In the coming summer months, when Virginia Organizing Project (VOP) organizer Harold Folley knocks on doors and talks to folks about the 2008 elections, inevitably some will tell him that they aren’t able to vote. And just maybe, Folley will lean in and pry a bit, stick his nose in their business, and discover that a felony conviction, even decades old, has taken away someone’s civil rights.
The Sentencing Project, a national organization that works on criminal justice issues, estimates that 5.3 million Americans—one in 41 adults—have lost their voting rights because of a felony conviction. And while each state has its own laws regarding the restoration of a felon’s civil rights, Virginia has one of the harshest sets of laws that make restoring your civil rights after a felony conviction a slog through a bureaucratic wasteland.

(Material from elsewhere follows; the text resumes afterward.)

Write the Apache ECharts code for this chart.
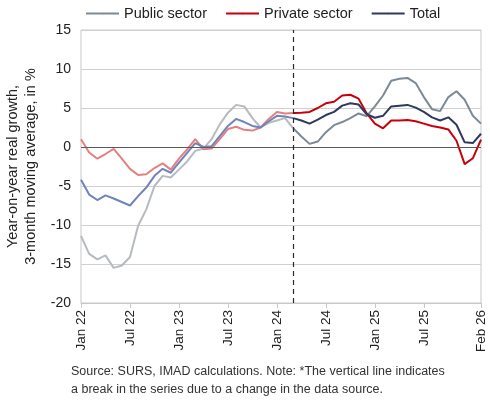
<!DOCTYPE html>
<html>
<head>
<meta charset="utf-8">
<script src="https://cdn.jsdelivr.net/npm/echarts@6/dist/echarts.min.js"></script>
<style>
  html, body { margin: 0; padding: 0; background: #fff; }
  #chart { width: 490px; height: 401px; }
</style>
</head>
<body>
<div id="chart"></div>
<script>
const months = [
  'Jan 22', 'Feb 22', 'Mar 22', 'Apr 22', 'May 22', 'Jun 22', 'Jul 22', 'Aug 22', 'Sep 22', 'Oct 22', 'Nov 22', 'Dec 22',
  'Jan 23', 'Feb 23', 'Mar 23', 'Apr 23', 'May 23', 'Jun 23', 'Jul 23', 'Aug 23', 'Sep 23', 'Oct 23', 'Nov 23', 'Dec 23',
  'Jan 24', 'Feb 24', 'Mar 24', 'Apr 24', 'May 24', 'Jun 24', 'Jul 24', 'Aug 24', 'Sep 24', 'Oct 24', 'Nov 24', 'Dec 24',
  'Jan 25', 'Feb 25', 'Mar 25', 'Apr 25', 'May 25', 'Jun 25', 'Jul 25', 'Aug 25', 'Sep 25', 'Oct 25', 'Nov 25', 'Dec 25',
  'Jan 26', 'Feb 26'
];
const tickLabels = ['Jan 22', 'Jul 22', 'Jan 23', 'Jul 23', 'Jan 24', 'Jul 24', 'Jan 25', 'Jul 25', 'Feb 26'];
const breakMonth = 'Mar 24';

const publicSector = [
  -11.4, -13.7, -14.4, -13.9, -15.5, -15.2, -14.1, -10.1, -8.0, -5.0, -3.7, -3.9,
  -2.9, -1.85, -0.5, -0.2, 1.0, 2.9, 4.4, 5.4, 5.2, 3.7, 2.5, 3.1,
  3.4, 3.7, 2.4, 1.35, 0.4, 0.7, 1.9, 2.8, 3.2, 3.7, 4.3, 3.95,
  5.2, 6.6, 8.5, 8.75, 8.85, 8.2, 6.4, 4.85, 4.6, 6.4, 7.15, 6.05,
  4.0, 3.0
];
const privateSector = [
  1.0, -0.7, -1.5, -0.9, -0.25, -1.5, -2.8, -3.6, -3.5, -2.7, -2.1, -2.9,
  -1.5, -0.3, 1.0, -0.3, -0.2, 1.0, 2.3, 2.6, 2.2, 2.1, 2.5, 3.6,
  4.5, 4.3, 4.35, 4.4, 4.5, 5.0, 5.6, 5.8, 6.6, 6.7, 6.2, 4.3,
  3.0, 2.4, 3.4, 3.4, 3.45, 3.3, 3.0, 2.7, 2.5, 2.25, 0.8, -2.2,
  -1.45, 0.95
];
const total = [
  -4.2, -6.1, -6.8, -6.2, -6.6, -7.05, -7.5, -6.3, -5.2, -3.7, -2.8, -3.3,
  -2.0, -0.75, 0.5, 0.0, 0.1, 1.4, 2.7, 3.6, 3.2, 2.7, 2.5, 3.3,
  4.0, 3.9, 3.7, 3.4, 3.0, 3.5, 4.1, 4.5, 5.3, 5.6, 5.45, 4.2,
  3.75, 4.0, 5.2, 5.3, 5.4, 5.05, 4.5, 3.8, 3.4, 3.8, 2.85, 0.6,
  0.5, 1.7
];

// split each series at the break: old source (faded) and new source (solid)
const breakIdx = months.indexOf(breakMonth);
function before(arr) { return arr.map((v, i) => (i <= breakIdx ? v : null)); }
function after(arr) { return arr.map((v, i) => (i >= breakIdx ? v : null)); }

function line(name, data, color, z) {
  return {
    name: name,
    type: 'line',
    data: data,
    symbol: 'none',
    z: z,
    lineStyle: { color: color, width: 2 },
    itemStyle: { color: color }
  };
}

const chart = echarts.init(document.getElementById('chart'));
const font = 'Liberation Sans';

const series = [
  line('Public old', before(publicSector), '#b6bbbf', 2),
  line('Private old', before(privateSector), '#e5807f', 3),
  line('Total old', before(total), '#7083bd', 4),
  line('Public sector', after(publicSector), '#7c8a95', 2),
  line('Private sector', after(privateSector), '#c8000b', 3),
  line('Total', after(total), '#2e3a5d', 4)
];
series[0].markLine = {
  silent: true,
  symbol: 'none',
  label: { show: false },
  data: [
    { yAxis: 0, lineStyle: { color: '#5a5a5a', width: 1, type: 'solid' } },
    { xAxis: breakMonth, lineStyle: { color: '#2a2a2a', width: 1.2, type: [5, 4] } }
  ]
};

chart.setOption({
  animation: false,
  backgroundColor: '#fff',
  textStyle: { fontFamily: font },
  legend: {
    data: ['Public sector', 'Private sector', 'Total'],
    top: 1,
    left: 80,
    itemWidth: 33,
    itemHeight: 2,
    itemGap: 18,
    textStyle: { fontSize: 14.5, color: '#222', fontFamily: font }
  },
  grid: {
    left: 81, right: 9, top: 30, bottom: 98,
    outerBoundsMode: 'none',
    show: true, borderColor: '#c8c8c8', borderWidth: 1
  },
  xAxis: {
    type: 'category',
    data: months,
    boundaryGap: false,
    axisLine: { onZero: false, lineStyle: { color: '#c8c8c8' } },
    axisTick: {
      length: 5,
      interval: (i, v) => tickLabels.includes(v),
      lineStyle: { color: '#c8c8c8' }
    },
    axisLabel: {
      interval: (i, v) => tickLabels.includes(v),
      rotate: 90,
      fontSize: 13.5,
      color: '#222',
      margin: 7,
      hideOverlap: false
    }
  },
  yAxis: {
    type: 'value',
    min: -20,
    max: 15,
    interval: 5,
    name: 'Year-on-year real growth,\n3-month moving average, in %',
    nameLocation: 'middle',
    nameGap: 29,
    nameTextStyle: { fontSize: 14.5, color: '#222', lineHeight: 18 },
    axisLine: { show: false },
    axisTick: { show: false },
    axisLabel: { fontSize: 14, color: '#222', margin: 10 },
    splitLine: { lineStyle: { color: '#d0d0d0' } }
  },
  graphic: [
    {
      type: 'text',
      left: 71,
      top: 363,
      style: {
        text: 'Source: SURS, IMAD calculations. Note: *The vertical line indicates\na break in the series due to a change in the data source.',
        font: '12.5px "Liberation Sans"',
        fill: '#333',
        lineHeight: 18
      }
    }
  ],
  series: series
});
</script>
</body>
</html>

Civil rights include the right to vote, hold public office, serve on a jury and serve as a notary public. They do not include the right to possess a firearm.
Virginia has one of the nation’s harshest policies for felons who wish to regain the rights to vote, serve on a jury and hold public office. |
“We encourage people all we can,” says Sheri Iachetta, Charlottesville’s general registrar. “But that’s about all we can do. It’s a really daunting procedure.”
Virginia and Kentucky are the only two states that do not automatically restore convicted felons’ civil rights. Most states restore these rights upon the completion of a prison sentence, probation or parole. In Virginia, felons convicted of a nonviolent offense must wait three years after completing all court obligations—sentencing, fines and probation—then file an application for the restoration of rights to the Secretary of the Commonwealth.
If your conviction is for a violent offense —or a drug manufacturing or distribution offense—the process is much more difficult.
The nonviolent offender’s application is two pages. The violent application is 12. Iachetta calls the violent felony forms cumbersome. “They’re horrible,” she says.
After waiting five years after all court obligations, a person convicted of a violent felony must obtain a burdensome collection of paperwork: a letter from your most recent probation or parole officer, copies of your pre- or post-sentence report, certified copies of every order of conviction and sentencing orders, three letters of reference and, to top it off, a personal letter to the Governor explaining your convictions and how your life has changed.
Iachetta says that roughly half of the people she sees who start the process don’t complete it.
“There’s got to be an easier way,” says Iachetta. “I don’t know at this point what it is. The process can be streamlined. That being said, until it happens, we’ve got to deal with what we’ve got.”
Folley says that VOP will have 50 interns canvassing the state this summer, hoping to knock on 300,000 doors. Each will have restoration applications with them for anyone unable to vote because of a felony, violent or nonviolent. “We’ll have all the information for them that they’ll need.”
And if they are in Charlottesville, chances are they will be directed to Iachetta. Folley says her office has been extremely helpful to people navigating the state labyrinth of civil rights restoration.
Applicants drop by to use the phone, making the long-distance call to Richmond to check on applications that sometimes seem to go nowhere as the October 6 deadline to register to vote in the 2008 elections grows nearer. The Virginia League of Women Voters is also making restoration of civil rights one of its priority issues.
Iachetta says a six-month wait is typical.
“I’m seeing it a little longer than six months,” she says, “but I also know that there are a lot of people going through this process.”